But I kept wishing he'd dig his teeth into something meatier - social ills, poverty, war. He does take on war briefly: "There was talk of war this morning . . . but there's nothing I can do about that/except to continue my walk in the woods/conversing with my hand-" Conversing with what?! Well, he's made his hand into "the head of a duck/the kind that would cast a silhouetted/profile on a white screen . . . so benign an activity that if everyone did this/perhaps there would be no wars . . ." Hmm, a man in the woods talking to his duck head hand is a little too far out there for me.

But picking one like that from a good collection is unfair, and my longing for more "depth" could be my mistake, not his. He's like some of the ancient Chinese and Japanese poets, e.g. Wang Wei, Ryokan, Basho, Han Shan, making beautifully crafted poems based on simple observations. Centuries and centuries later, we're still reading all of those poets.

And there are times in this book when he took me somewhere new and wonderful, like "the department of dark and pouring rain." I loved matching up Zeno's paradox, that an object moving through space never reaches its destination because it's always limited to cutting the distance to its goal in half, with St. Sebastian - did the arrows ever reach him? All this while Collins is ordering a dinner in a restaurant.

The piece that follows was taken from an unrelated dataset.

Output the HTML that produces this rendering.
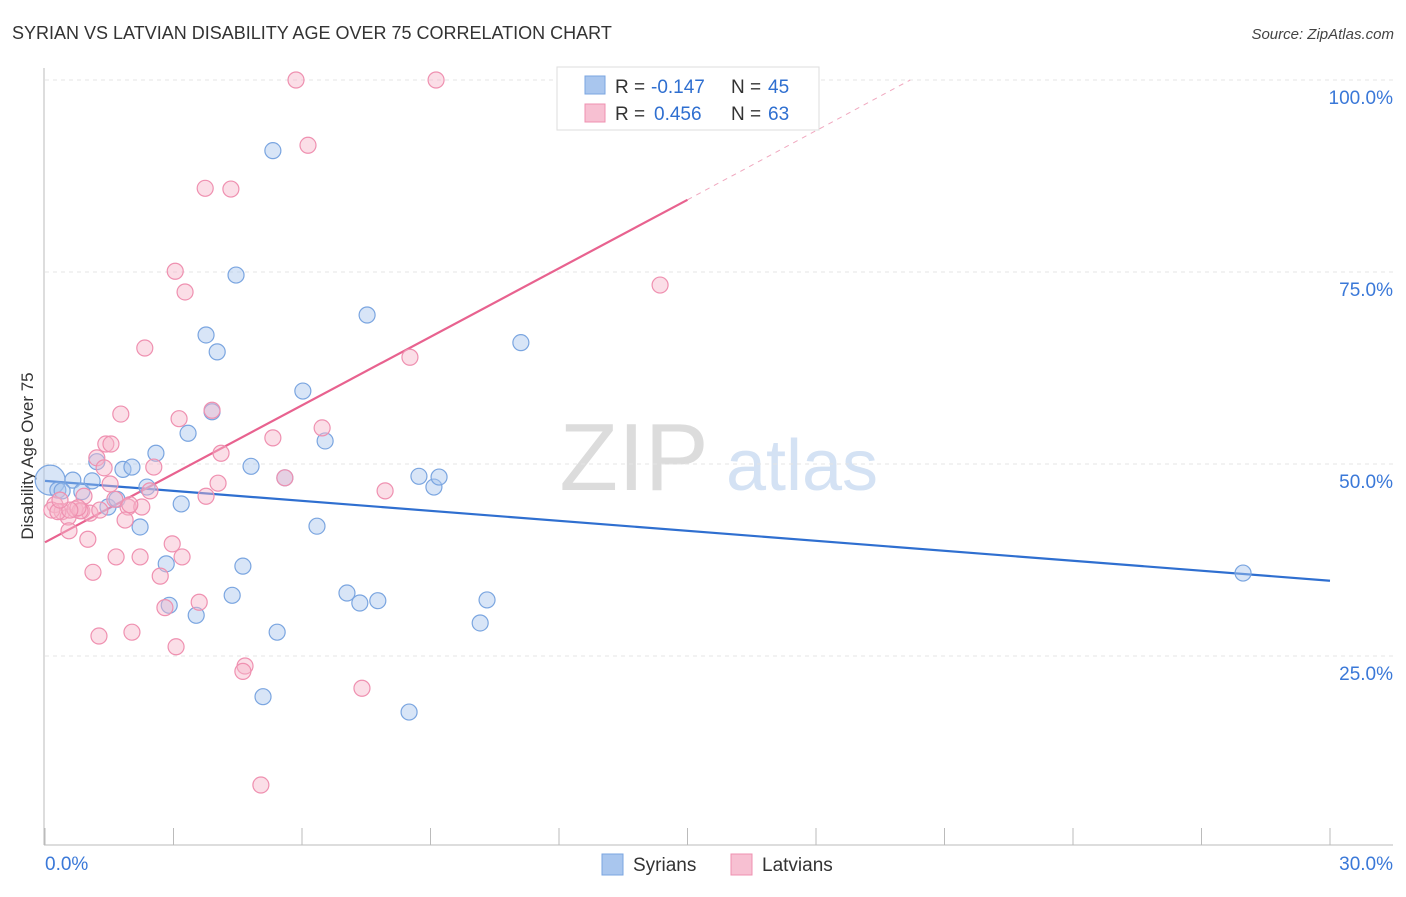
<!DOCTYPE html>
<html><head><meta charset="utf-8"><style>
body{margin:0;background:#fff;font-family:"Liberation Sans",sans-serif;}
svg text{font-family:"Liberation Sans",sans-serif;}
</style></head><body>
<svg id="chart" width="1406" height="892" viewBox="0 0 1406 892" xmlns="http://www.w3.org/2000/svg">
<text x="12" y="39" font-size="18" fill="#333">SYRIAN VS LATVIAN DISABILITY AGE OVER 75 CORRELATION CHART</text>
<text x="1394" y="39" font-size="15" fill="#444" text-anchor="end" font-style="italic">Source: ZipAtlas.com</text>
<text transform="translate(33,456) rotate(-90)" font-size="17" fill="#333" text-anchor="middle">Disability Age Over 75</text>
<g>
<text x="634" y="490" font-size="96" fill="#dcdcdc" text-anchor="middle" font-family="Liberation Serif, serif">ZIP</text>
<text x="802" y="490" font-size="72" fill="#d4e2f4" text-anchor="middle">atlas</text>
</g>
<g id="grid"></g><g id="axes"></g><g id="trend"></g><g id="points"></g>
<g>
<rect x="557" y="67" width="262" height="63" fill="#fff" stroke="#ddd"/>
<rect x="585" y="76" width="20" height="18" fill="#a9c6ee" stroke="#7aa5e0"/>
<rect x="585" y="104" width="20" height="18" fill="#f7c0d2" stroke="#ef90b0"/>
<text x="615" y="93" font-size="19" fill="#333">R =</text>
<text x="651" y="93" font-size="19" fill="#2f6fd0">-0.147</text>
<text x="731" y="93" font-size="19" fill="#333">N =</text>
<text x="768" y="93" font-size="19" fill="#2f6fd0">45</text>
<text x="615" y="120" font-size="19" fill="#333">R =</text>
<text x="654" y="120" font-size="19" fill="#2f6fd0">0.456</text>
<text x="731" y="120" font-size="19" fill="#333">N =</text>
<text x="768" y="120" font-size="19" fill="#2f6fd0">63</text>
</g>
<g>
<rect x="602" y="854" width="21" height="21" fill="#a9c6ee" stroke="#7aa5e0"/>
<text x="633" y="871" font-size="19" fill="#333">Syrians</text>
<rect x="731" y="854" width="21" height="21" fill="#f7c0d2" stroke="#ef90b0"/>
<text x="762" y="871" font-size="19" fill="#333">Latvians</text>
</g>
</svg>
<script>
const blueX=[0.12,0.30,0.65,0.86,1.10,1.21,1.47,1.68,1.82,2.03,2.22,2.38,2.59,2.83,2.90,3.18,3.34,3.53,3.76,3.90,4.02,4.37,4.46,4.62,4.81,5.09,5.32,5.42,5.60,6.02,6.35,6.54,7.05,7.35,7.52,7.77,8.50,8.73,9.08,9.20,10.16,10.32,11.11,27.97,0.40];
const blueY=[47.9,46.6,47.9,46.4,47.8,50.3,44.4,45.4,49.3,49.6,41.8,47.0,51.4,37.0,31.6,44.8,54.0,30.3,66.8,56.8,64.6,32.9,74.6,36.7,49.7,19.7,90.8,28.1,48.2,59.5,41.9,53.0,33.2,31.9,69.4,32.2,17.7,48.4,47.0,48.3,29.3,32.3,65.8,35.8,46.5];
const pinkX=[5.86,9.13,6.14,3.74,4.34,3.04,3.27,14.36,2.33,8.52,1.77,3.13,3.90,6.47,1.42,1.54,5.32,4.11,1.21,2.54,1.38,1.52,2.45,0.91,1.63,3.76,4.04,7.94,0.23,0.40,0.54,0.70,0.86,1.05,1.94,2.26,0.16,0.56,1.00,1.87,1.66,2.22,3.20,2.97,1.12,2.69,2.80,3.60,1.26,2.03,3.06,4.67,4.62,7.40,5.04,5.60,0.82,0.30,0.77,1.98,0.58,1.28,0.35];
const pinkY=[100,100,91.5,85.9,85.8,75.1,72.4,73.3,65.1,63.9,56.5,55.9,57.0,54.7,52.6,52.6,53.4,51.4,50.8,49.6,49.5,47.4,46.5,45.8,45.4,45.8,47.5,46.5,44.7,43.8,43.1,44.1,43.9,43.6,44.4,44.4,44.0,41.3,40.2,42.7,37.9,37.9,37.9,39.6,35.9,35.4,31.3,32.0,27.6,28.1,26.2,23.7,23.0,20.8,8.2,48.2,43.9,43.8,44.3,44.7,44.0,44.0,45.3];
const yTicks=[25,50,75,100];
const xTickLabels=["0.0%","30.0%"];
const blueTrend=[[0,47.8],[30,34.8]];
const pinkTrend=[[0,39.8],[15,84.4]];
const pinkTrendExt=[[15,84.4],[20.2,100]];
const NS="http://www.w3.org/2000/svg";
const xs=v=>45+v*(1285/30);
const ys=v=>80+(100-v)*7.68;
function mk(tag,parent,attrs){const e=document.createElementNS(NS,tag);for(const k in attrs)e.setAttribute(k,attrs[k]);document.getElementById(parent).appendChild(e);return e;}
yTicks.forEach(t=>{
  const l=mk('line','grid',{x1:45,x2:1393,y1:ys(t),y2:ys(t),stroke:'#e4e4e4','stroke-dasharray':'4,4'});
  
  
  const tx=mk('text','grid',{x:1393,y:ys(t)+24,'font-size':19,fill:'#3a78d8','text-anchor':'end'});
  tx.textContent=t.toFixed(1)+'%';
  
  
});
const ax=mk('line','axes',{x1:44,x2:44,y1:68,y2:845,stroke:'#bbb'});


const bx=mk('line','axes',{x1:44,x2:1393,y1:845,y2:845,stroke:'#bbb'});


for(let i=0;i<=10;i++){const v=i*3;const t=mk('line','axes',{x1:xs(v),x2:xs(v),y1:828,y2:845,stroke:'#bbb'});
  
  }
const xl0=mk('text','axes',{x:45,y:870,'font-size':19,fill:'#3a78d8'});xl0.textContent=xTickLabels[0];


const xl1=mk('text','axes',{x:1393,y:870,'font-size':19,fill:'#3a78d8','text-anchor':'end'});xl1.textContent=xTickLabels[1];


function pt(i,X,Y,fill,stroke,name){const c=mk('circle','points',{cx:xs(X[i]),cy:ys(Y[i]),r:8,fill:fill,'fill-opacity':0.45,stroke:stroke,'stroke-width':1.2});
  
  return c;}
blueX.forEach((v,i)=>{const c=pt(i,blueX,blueY,'#a9c6ee','#7aa5e0','syrian-point');if(i===0)c.setAttribute('r',15);});
pinkX.forEach((v,i)=>pt(i,pinkX,pinkY,'#f7b6c9','#ef90b0','latvian-point'));
const bl=mk('line','trend',{x1:xs(blueTrend[0][0]),y1:ys(blueTrend[0][1]),x2:xs(blueTrend[1][0]),y2:ys(blueTrend[1][1]),stroke:'#2f6fd0','stroke-width':2.2});


const pl=mk('line','trend',{x1:xs(pinkTrend[0][0]),y1:ys(pinkTrend[0][1]),x2:xs(pinkTrend[1][0]),y2:ys(pinkTrend[1][1]),stroke:'#e8628f','stroke-width':2.2});


const pe=mk('line','trend',{x1:xs(pinkTrendExt[0][0]),y1:ys(pinkTrendExt[0][1]),x2:xs(pinkTrendExt[1][0]),y2:ys(pinkTrendExt[1][1]),stroke:'#f0a8bf','stroke-width':1,'stroke-dasharray':'5,5'});


</script>
</body></html>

He first captured my heart years ago with his humor. Yes, poetry need not always be solemn and reading it need not be like doing your chores. I'm still shakiing my head over his remarkable poem based on enthusiastic product descriptions in a Victoria's Secret catalog. Masterful. And he has some laugh out loud ones here, like his riff on overhearing a conversation, "She said like give me a break." Not, give me a break, but like give me a break. What exactly does that mean? I also got a kick out of this one, entitled, "Feedback":

The woman who wrote from Phoenix
after my reading there

to tell me they were all still talking about it

just wrote again
to tell me that they had stopped.

So maybe the fairest thing to say is there are some hits and some misses in this collection. At one point he says a poet is lucky if he creates three flawless poems in a lifetime. In my view he's already exceeded that. He remains our most accessible poet, and spending time with him once again may not have been flawless, but it was a pleasure.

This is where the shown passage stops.